- **GIVEN REQUEST**: The listing below should be printed exactly, every line of it. Skip the pictures.

- **PROVIDED MATERIAL**:
*-*-*

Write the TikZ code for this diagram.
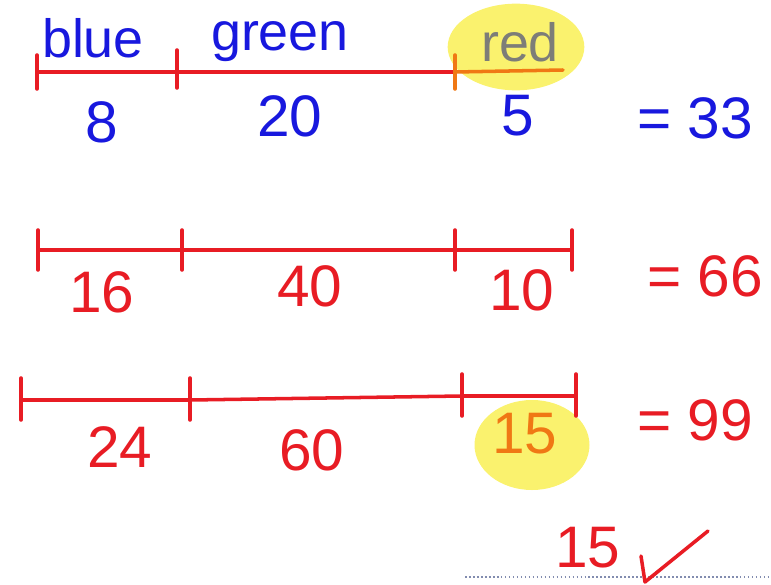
\documentclass[tikz,border=0pt]{standalone}
\usepackage{fontspec}
\setmainfont{Liberation Sans}
\usetikzlibrary{shapes.geometric, positioning, calc}
\definecolor{mred}  {RGB}{232, 28, 36}
\definecolor{mblue} {RGB}{ 24, 24,222}
\definecolor{morng} {RGB}{240,120, 20}
\definecolor{mgray} {RGB}{125,125,120}
\definecolor{hlyel} {RGB}{250,242,110}
\definecolor{dotc}  {RGB}{130,140,175}
\tikzset{
  % Red bar
  Bar/.style={draw=mred,line width=3pt,line cap=round},
  % Tick mark on a bar
  Tick/.style={draw=mred,line width=3pt,line cap=round},
  % Yellow highlighter blob
  HL/.style={ellipse,fill=hlyel,draw=none,minimum width=#1},
  HL/.default=4cm,
  % Handwritten number
  Num/.style={font=\fontsize{50}{50}\selectfont,text=#1,inner sep=0pt},
  Num/.default=mred,
  % Handwritten word
  Word/.style={font=\fontsize{46}{46}\selectfont,text=#1,inner sep=0pt},
  Word/.default=mblue,
}
\begin{document}
\begin{tikzpicture}[x=0.03cm,y=-0.03cm]
  \useasboundingbox (0,0) rectangle (771,585);
  % highlights first
  \node[HL=4.1cm,minimum height=2.6cm] at (516,47) (hlA) {};
  \node[HL=3.45cm,minimum height=2.7cm] at (532,445) (hlB) {};
  % first bar
  \coordinate (a0) at (37,72);
  \coordinate (a1) at (177,72);
  \coordinate (a2) at (455,72);
  \coordinate (a3) at (563,70);
  \draw[Bar] (a0) -- (a1) -- (a2);
  \draw[Bar,draw=morng] (a2) -- (a3);
  \draw[Tick] (a0) ++(0,-17) -- ++(0,34);
  \draw[Tick] (a1) ++(0,-22) -- ++(0,38);
  \draw[Tick,draw=morng] (a2) ++(0,-17) -- ++(0,34);
  \node[Word] at (93,38) (wblue) {blue};
  \node[Word] at (280,42) (wgreen) {green};
  \node[Word=mgray] at (520,42) (wred) {red};
  \node[Num=mblue] at (102,122) (nA1) {8};
  \node[Num=mblue] at (290,116) (nA2) {20};
  \node[Num=mblue] at (518,116) (nA3) {5};
  \node[Num=mblue] at (695,118) (sumA) {= 33};
  % second bar
  \coordinate (b0) at (38,250);
  \coordinate (b1) at (182,250);
  \coordinate (b2) at (455,250);
  \coordinate (b3) at (572,250);
  \draw[Bar] (b0) -- (b1) -- (b2) -- (b3);
  \foreach \t in {b0,b1,b2,b3}
    \draw[Tick] (\t) ++(0,-20) -- ++(0,40);
  \node[Num] at (102,292) (nB1) {16};
  \node[Num] at (310,286) (nB2) {40};
  \node[Num] at (522,290) (nB3) {10};
  \node[Num] at (705,276) (sumB) {= 66};
  % third bar
  \coordinate (c0) at (21,400);
  \coordinate (c1) at (190,400);
  \coordinate (c2) at (462,396);
  \coordinate (c3) at (576,396);
  \draw[Bar] (c0) -- (c1) -- (c2) -- (c3);
  \foreach \t in {c0,c1,c2,c3}
    \draw[Tick] (\t) ++(0,-22) -- ++(0,42);
  \node[Num] at (120,447) (nC1) {24};
  \node[Num] at (312,450) (nC2) {60};
  \node[Num=morng] at (525,434) (nC3) {15};
  \node[Num] at (695,420) (sumC) {= 99};
  % answer
  \draw[dotc,line width=1.4pt,dotted] (465,577) -- (771,577);
  \node[Num] at (588,548) (ans) {15};
  \draw[mred,line width=3pt,line cap=round,line join=round]
    (641,556) -- (645,582) -- (708,531);
\end{tikzpicture}
\end{document}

*-*-*

- **RESPONSE**:
Write the TikZ code for this diagram.
\documentclass[tikz,border=0pt]{standalone}
\usepackage{fontspec}
\setmainfont{Liberation Sans}
\usetikzlibrary{shapes.geometric, positioning, calc}
\definecolor{mred}  {RGB}{232, 28, 36}
\definecolor{mblue} {RGB}{ 24, 24,222}
\definecolor{morng} {RGB}{240,120, 20}
\definecolor{mgray} {RGB}{125,125,120}
\definecolor{hlyel} {RGB}{250,242,110}
\definecolor{dotc}  {RGB}{130,140,175}
\tikzset{
  % Red bar
  Bar/.style={draw=mred,line width=3pt,line cap=round},
  % Tick mark on a bar
  Tick/.style={draw=mred,line width=3pt,line cap=round},
  % Yellow highlighter blob
  HL/.style={ellipse,fill=hlyel,draw=none,minimum width=#1},
  HL/.default=4cm,
  % Handwritten number
  Num/.style={font=\fontsize{50}{50}\selectfont,text=#1,inner sep=0pt},
  Num/.default=mred,
  % Handwritten word
  Word/.style={font=\fontsize{46}{46}\selectfont,text=#1,inner sep=0pt},
  Word/.default=mblue,
}
\begin{document}
\begin{tikzpicture}[x=0.03cm,y=-0.03cm]
  \useasboundingbox (0,0) rectangle (771,585);
  % highlights first
  \node[HL=4.1cm,minimum height=2.6cm] at (516,47) (hlA) {};
  \node[HL=3.45cm,minimum height=2.7cm] at (532,445) (hlB) {};
  % first bar
  \coordinate (a0) at (37,72);
  \coordinate (a1) at (177,72);
  \coordinate (a2) at (455,72);
  \coordinate (a3) at (563,70);
  \draw[Bar] (a0) -- (a1) -- (a2);
  \draw[Bar,draw=morng] (a2) -- (a3);
  \draw[Tick] (a0) ++(0,-17) -- ++(0,34);
  \draw[Tick] (a1) ++(0,-22) -- ++(0,38);
  \draw[Tick,draw=morng] (a2) ++(0,-17) -- ++(0,34);
  \node[Word] at (93,38) (wblue) {blue};
  \node[Word] at (280,42) (wgreen) {green};
  \node[Word=mgray] at (520,42) (wred) {red};
  \node[Num=mblue] at (102,122) (nA1) {8};
  \node[Num=mblue] at (290,116) (nA2) {20};
  \node[Num=mblue] at (518,116) (nA3) {5};
  \node[Num=mblue] at (695,118) (sumA) {= 33};
  % second bar
  \coordinate (b0) at (38,250);
  \coordinate (b1) at (182,250);
  \coordinate (b2) at (455,250);
  \coordinate (b3) at (572,250);
  \draw[Bar] (b0) -- (b1) -- (b2) -- (b3);
  \foreach \t in {b0,b1,b2,b3}
    \draw[Tick] (\t) ++(0,-20) -- ++(0,40);
  \node[Num] at (102,292) (nB1) {16};
  \node[Num] at (310,286) (nB2) {40};
  \node[Num] at (522,290) (nB3) {10};
  \node[Num] at (705,276) (sumB) {= 66};
  % third bar
  \coordinate (c0) at (21,400);
  \coordinate (c1) at (190,400);
  \coordinate (c2) at (462,396);
  \coordinate (c3) at (576,396);
  \draw[Bar] (c0) -- (c1) -- (c2) -- (c3);
  \foreach \t in {c0,c1,c2,c3}
    \draw[Tick] (\t) ++(0,-22) -- ++(0,42);
  \node[Num] at (120,447) (nC1) {24};
  \node[Num] at (312,450) (nC2) {60};
  \node[Num=morng] at (525,434) (nC3) {15};
  \node[Num] at (695,420) (sumC) {= 99};
  % answer
  \draw[dotc,line width=1.4pt,dotted] (465,577) -- (771,577);
  \node[Num] at (588,548) (ans) {15};
  \draw[mred,line width=3pt,line cap=round,line join=round]
    (641,556) -- (645,582) -- (708,531);
\end{tikzpicture}
\end{document}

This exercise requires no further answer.